Arizona and New Mexico population

Then uncheck the Arizona box, and see how much faster New Mexico grew when not compared with Arizona.   Then check Montana.   And Idaho.

Albuquerque is 3900 feet, so would a bit of an altitude problem for retirees.  And that it actually had a population, meant it could not be totally remade into a retirement paradise like Phoenix which was just miles of cotton farms.


As your link reveals, NM benefited from the post war population increase largely fueled by Los Alamos and to a greater extent Sandia. Since 1970 both NM and ID have slightly more than doubled while MT has grown at half that rate, and perhaps investment in federal labs in ID has had a hand in that as in NM.
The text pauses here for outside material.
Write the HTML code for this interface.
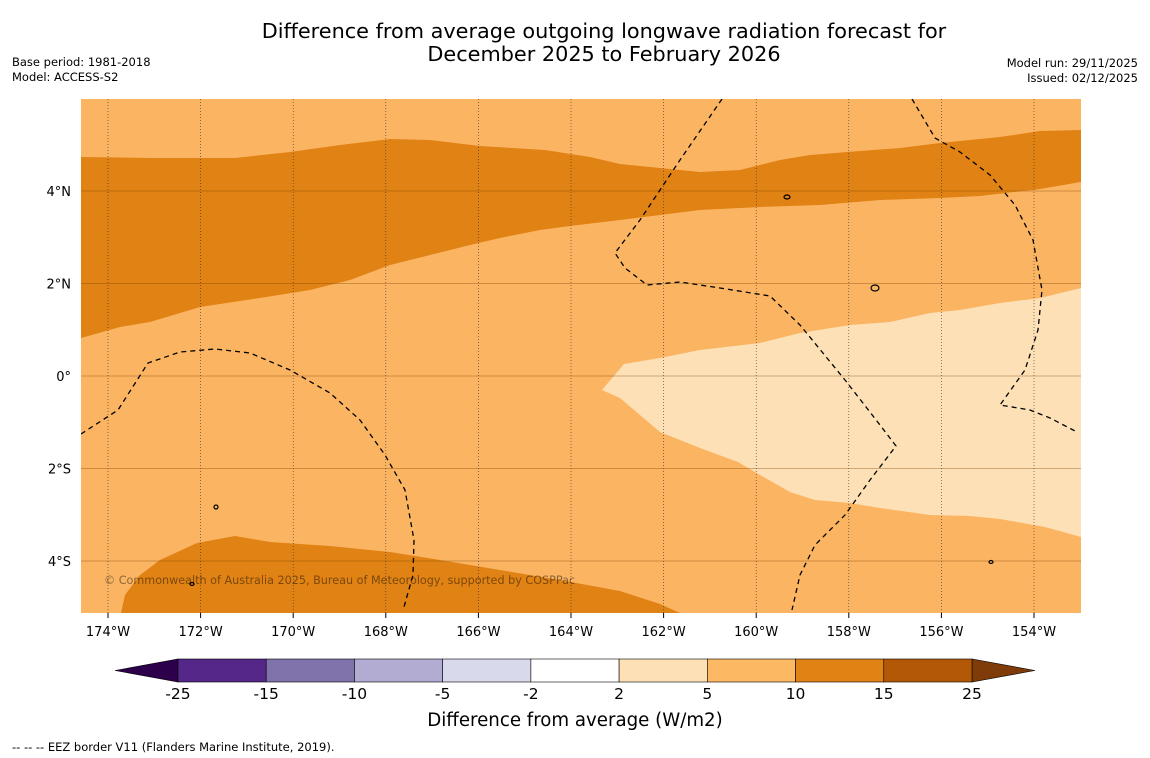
<!DOCTYPE html>
<html><head><meta charset="utf-8"><style>
body{margin:0;background:#fff;width:1150px;height:758px;overflow:hidden;font-family:"DejaVu Sans","Liberation Sans",sans-serif}
svg{display:block}
</style></head><body>
<svg id="s" width="1150" height="758" xmlns="http://www.w3.org/2000/svg">
<text x="604" y="38" text-anchor="middle" font-size="20.8">Difference from average outgoing longwave radiation forecast for</text>
<text x="604" y="61" text-anchor="middle" font-size="20.8">December 2025 to February 2026</text>
<text x="12" y="66" font-size="11.5">Base period: 1981-2018</text>
<text x="12" y="81" font-size="11.5">Model: ACCESS-S2</text>
<text x="1138" y="67" font-size="11.5" text-anchor="end">Model run: 29/11/2025</text>
<text x="1138" y="82" font-size="11.5" text-anchor="end">Issued: 02/12/2025</text>
<defs><clipPath id="cp"><rect x="81" y="99" width="1000" height="514"/></clipPath></defs>
<g clip-path="url(#cp)">
<rect x="81" y="99" width="1000" height="514" fill="#fbb562"/>
<polygon fill="#e08214" points="81,157 150,158 235,158 290,152 340,145 390,139 430,140 480,146 545,150 590,157 620,164 700,172 740,170 780,160 810,155 860,151 900,148 940,143 1000,137 1040,131 1081,130 1081,182 1040,189 980,196 940,198 880,200 820,205 760,207 700,210 660,215 620,220 570,226 540,230 500,238 470,245 430,255 390,265 350,280 310,290 260,298 200,307 170,316 150,322 120,327 81,338"/>
<polygon fill="#fde0b6" points="1081,288 1040,298 1000,303 960,310 930,313 890,322 850,325 800,333 760,343 700,350 660,358 624,364 602,390 620,398 640,415 660,432 700,448 738,462 760,475 790,492 815,500 850,503 880,508 930,515 970,516 1000,519 1045,527 1081,537"/>
<polygon fill="#e08214" points="121,613 125,595 140,575 160,560 197,543 235,536 270,542 330,546 390,552 440,560 500,570 560,580 620,591 660,604 680,613"/>
<g id="grid"></g>
<g fill="none" stroke="#000" stroke-width="1.3" stroke-dasharray="5,4">
<polyline points="81,434 118,410 148,363 180,352 215,349 250,353 290,370 330,393 360,420 385,455 405,490 414,540 413,575 404,607"/>
<polyline points="722,99 680,160 640,220 615,253 625,268 647,285 680,282 720,288 770,296 800,325 845,380 880,425 896,446 870,480 845,515 815,545 800,575 792,610"/>
<polyline points="912,99 935,138 960,152 990,175 1015,205 1033,240 1042,290 1038,330 1025,370 1000,405 1030,410 1050,418 1077,432"/>
</g>
<g fill="none" stroke="#000" stroke-width="1.2">
<ellipse cx="787" cy="197" rx="3" ry="2"/><ellipse cx="875" cy="288" rx="4" ry="3"/><ellipse cx="216" cy="507" rx="2" ry="2"/><ellipse cx="192" cy="584" rx="2" ry="1.5"/><ellipse cx="991" cy="562" rx="2" ry="1.5"/>
</g>
<text x="104" y="584" font-size="11.2" fill="#000" fill-opacity="0.45">© Commonwealth of Australia 2025, Bureau of Meteorology, supported by COSPPac</text>
</g>
<g id="axes" font-size="13"></g>
<g id="cbar"></g>
<text x="575" y="726" text-anchor="middle" font-size="18.2">Difference from average (W/m2)</text>
<text x="12" y="751" font-size="11.5">--  --  -- EEZ border V11 (Flanders Marine Institute, 2019).</text>
</svg>
<script>
const lonTicks=[-174,-172,-170,-168,-166,-164,-162,-160,-158,-156,-154];
const latTicks=[4,2,0,-2,-4];
const cbarBounds=[-25,-15,-10,-5,-2,2,5,10,15,25];
const cbarColors=["#542788","#8073ac","#b2abd2","#d8daeb","#ffffff","#fee0b6","#fdb863","#e08214","#b35806"];
const NS="http://www.w3.org/2000/svg";
function X(lon){return 108+(lon+174)*46.3;}
function Y(lat){return 376-lat*46.25;}
function mk(t,a,p){const e=document.createElementNS(NS,t);for(const k in a)e.setAttribute(k,a[k]);p.appendChild(e);return e;}
const grid=document.getElementById('grid'),axes=document.getElementById('axes'),cb=document.getElementById('cbar');
lonTicks.forEach(l=>{
 const ln=mk('line',{x1:X(l),x2:X(l),y1:99,y2:613,stroke:'#333','stroke-width':0.6,'stroke-dasharray':'1,2'},grid);
 
 
 mk('line',{x1:X(l),x2:X(l),y1:613,y2:618,stroke:'#000'},axes);
 const t=mk('text',{x:X(l),y:636,'text-anchor':'middle'},axes);t.textContent=Math.abs(l)+'°W';
 
 
});
latTicks.forEach(l=>{
 const ln=mk('line',{x1:81,x2:1081,y1:Y(l),y2:Y(l),stroke:'#7a4000','stroke-width':0.6,'stroke-opacity':0.7},grid);
 
 
 const t=mk('text',{x:71,y:Y(l)+5,'text-anchor':'end'},axes);t.textContent=l==0?'0°':Math.abs(l)+'°'+(l>0?'N':'S');
 
 
});
const x0=178,x1=972,w=(x1-x0)/cbarColors.length,yt=659,yb=682;
const lt=mk('polygon',{points:`115,${(yt+yb)/2} ${x0},${yt} ${x0},${yb}`,fill:'#2d004b',stroke:'#000','stroke-width':0.6},cb);


const rt=mk('polygon',{points:`1035,${(yt+yb)/2} ${x1},${yt} ${x1},${yb}`,fill:'#7f3b08',stroke:'#000','stroke-width':0.6},cb);


cbarColors.forEach((c,i)=>{
 const r=mk('rect',{x:x0+i*w,y:yt,width:w,height:yb-yt,fill:c,stroke:'#000','stroke-width':0.6},cb);
 
 
});
cbarBounds.forEach((b,i)=>{
 const t=mk('text',{x:x0+i*w,y:699,'text-anchor':'middle','font-size':15.5},cb);t.textContent=b;
 
 
});
</script>
</body></html>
I have found Albuquerque a fine city to visit on my two trips there in the last 15 years. I would think it might have some of the same attraction to emigrants as Front Range cities like Colorado Springs and Pueblo.

Does Pueblo really attract that many outsiders? I thought it was sort of rust belt in the rockies type place.

That's true to some extent in that the city has been stagnant since the 80's. However the surrounding area (such as Pueblo West) has contributed to double digit growth for the county in each of the last two decades.